PORT HOPE, ON (November 22, 2021) - Regular screening greatly boosts the odds of survival, an important consideration when the Canadian Cancer Society estimates two in five people can expect to develop cancer in their lifetime.

Local residents are being reminded about Ontario’s free screening programs for breast, cervical and colorectal cancers. Taking advantage of these screening services through Cancer Care Ontario can make a make a life-and-death difference, according to Karen Taylor, a Public Health Nurse with the Haliburton, Kawartha, Pine Ridge District Health Unit. Details on Cancer Care Ontario programs, screening tools and clinic locations  can be found at:

“Early stages of cancer can be difficult to see or feel,” Taylor says. “Regular cancer screening can detect potential problems at a critical point in time, allowing for early treatment and interventions.”

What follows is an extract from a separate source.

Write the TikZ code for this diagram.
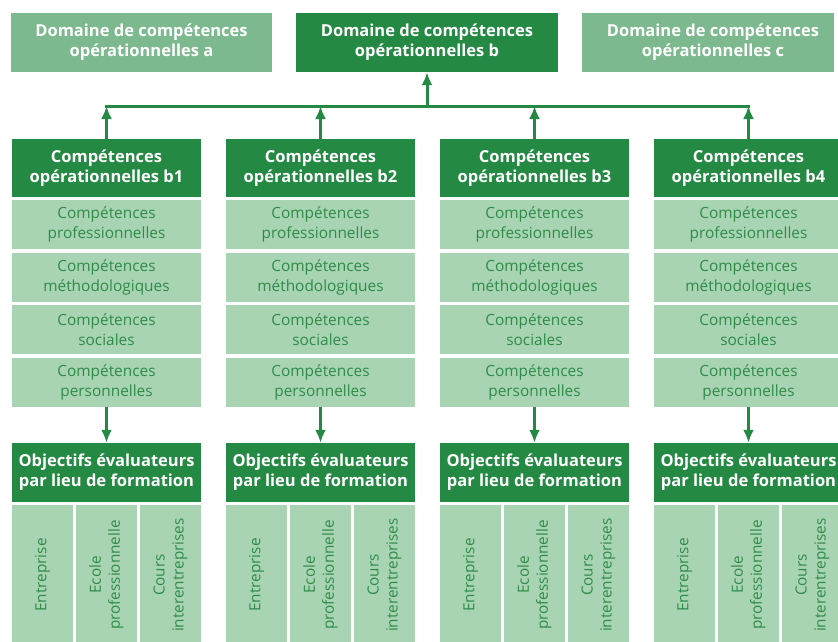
\documentclass[tikz,border=0pt]{standalone}
\usepackage{fontspec}
\setmainfont{Open Sans}
\usetikzlibrary{arrows.meta}
\definecolor{dkgreen}{HTML}{248A43}
\definecolor{midgreen}{HTML}{7DB98E}
\definecolor{ltgreen}{HTML}{A8D4B4}
\definecolor{txgreen}{HTML}{2E8C48}
\tikzset{
  darkbox/.style={fill=dkgreen, text=white, font=\bfseries\fontsize{16.5}{20}\selectfont, align=center, inner sep=0pt, minimum width=189pt, minimum height=#1},
  darkbox/.default=58pt,
  topbox/.style={fill=#1, text=white, font=\bfseries\fontsize{16.5}{20}\selectfont, align=center, inner sep=0pt, minimum height=59pt},
  lightbox/.style={fill=ltgreen, text=txgreen, font=\fontsize{15.4}{20}\selectfont, align=center, inner sep=0pt, minimum width=189pt, minimum height=49pt},
  subbox/.style={fill=ltgreen, inner sep=0pt, minimum width=61pt, minimum height=140pt},
  subtext/.style={text=txgreen, font=\fontsize{15.3}{19}\selectfont, align=center, rotate=90, inner sep=0pt},
  arr/.style={draw=dkgreen, line width=3pt, -{Latex[width=11pt,length=13pt]}},
  bus/.style={draw=dkgreen, line width=3pt}
}
\begin{document}
\begin{tikzpicture}[x=1pt,y=-1pt]
\useasboundingbox[fill=white] (0,0) rectangle (838,641);
% top domains
\node[topbox=midgreen, minimum width=261pt] (da) at (141.5,42.5) {Domaine de compétences\\opérationnelles a};
\node[topbox=dkgreen, minimum width=262pt] (db) at (427,42.5) {Domaine de compétences\\opérationnelles b};
\node[topbox=midgreen, minimum width=252pt] (dc) at (708,42.5) {};
\node[text=white, font=\bfseries\fontsize{16.5}{20}\selectfont, align=center, inner sep=0pt] (dct) at (713,42.5) {Domaine de compétences\\opérationnelles c};
\coordinate (bus) at (427,106);
\foreach \i in {1,2,3,4}{
  \pgfmathsetmacro{\cx}{106.5+214*(\i-1)}
  \node[darkbox] (h\i) at (\cx,168) {Compétences\\opérationnelles b\i};
  \node[lightbox] (p\i) at (\cx,224.5) {Compétences\\professionnelles};
  \node[lightbox] (m\i) at (\cx,277.2) {Compétences\\méthodologiques};
  \node[lightbox] (s\i) at (\cx,329.8) {Compétences\\sociales};
  \node[lightbox] (r\i) at (\cx,382.5) {Compétences\\personnelles};
  \node[darkbox=59pt] (o\i) at (\cx,472.5) {Objectifs évaluateurs\\par lieu de formation};
  \node[subbox] (e\i) at (\cx-64,575) {};
  \node[subbox] (k\i) at (\cx,575) {};
  \node[subbox] (c\i) at (\cx+64,575) {};
  \node[subtext] (et\i) at (e\i.center) {Entreprise};
  \node[subtext] (kt\i) at (k\i.center) {Ecole\\professionnelle};
  \node[subtext] (ct\i) at (c\i.center) {Cours\\interentreprises};
  \draw[arr] (h\i.north) -- (h\i.north |- bus);
  \draw[arr] (r\i.south) -- (o\i.north);
}
\draw[bus] ([xshift=-1.5pt]h1.north |- bus) -- ([xshift=1.5pt]h4.north |- bus);
\draw[arr] (bus) -- (db.south);
\end{tikzpicture}
\end{document}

Studies show regular screening greatly improves the survival rates for breast, cervical and colorectal cancers:

  • Breast cancer is the most commonly-diagnosed cancer in Ontario women, and early detection means the vast majority of women can make a full recovery after treatment. The Ontario Breast Cancer Screening Program recommends women ages 50-74 years get screened every two years, but a woman’s age and family medical history will help determine when screening should occur.
  • Cancer Care Ontario recommendswomen 21 years of age and older who are or have been sexually active should get Pap tests every three years to screen for cervical cancer. Women 70 years old and older can stop having Pap tests if they have had three or more normal test results in the past 10 years. With the main cause of cervical cancer being the human papillomavirus (HPV), vaccination against HPV is strongly recommended and currently available for all Grade 7 students in the province.
  • Although colorectal cancer is the second most common cause of cancer death in Ontario, if caught early, nine out of 10 people with the disease can be cured. The Fecal Immunochemical Test (FIT) is a screening test available for people at average risk of getting colorectal cancer (cancer of the colon or rectum).

There are more than 200 types of cancer. Possible causes can include genetics, lifestyle choices, certain types of infection, environmental causes or a combination of these factors. Taylor encourages people to also check with their health care provider to see when and what type of cancer screening test is best, based on an individual’s age and family history.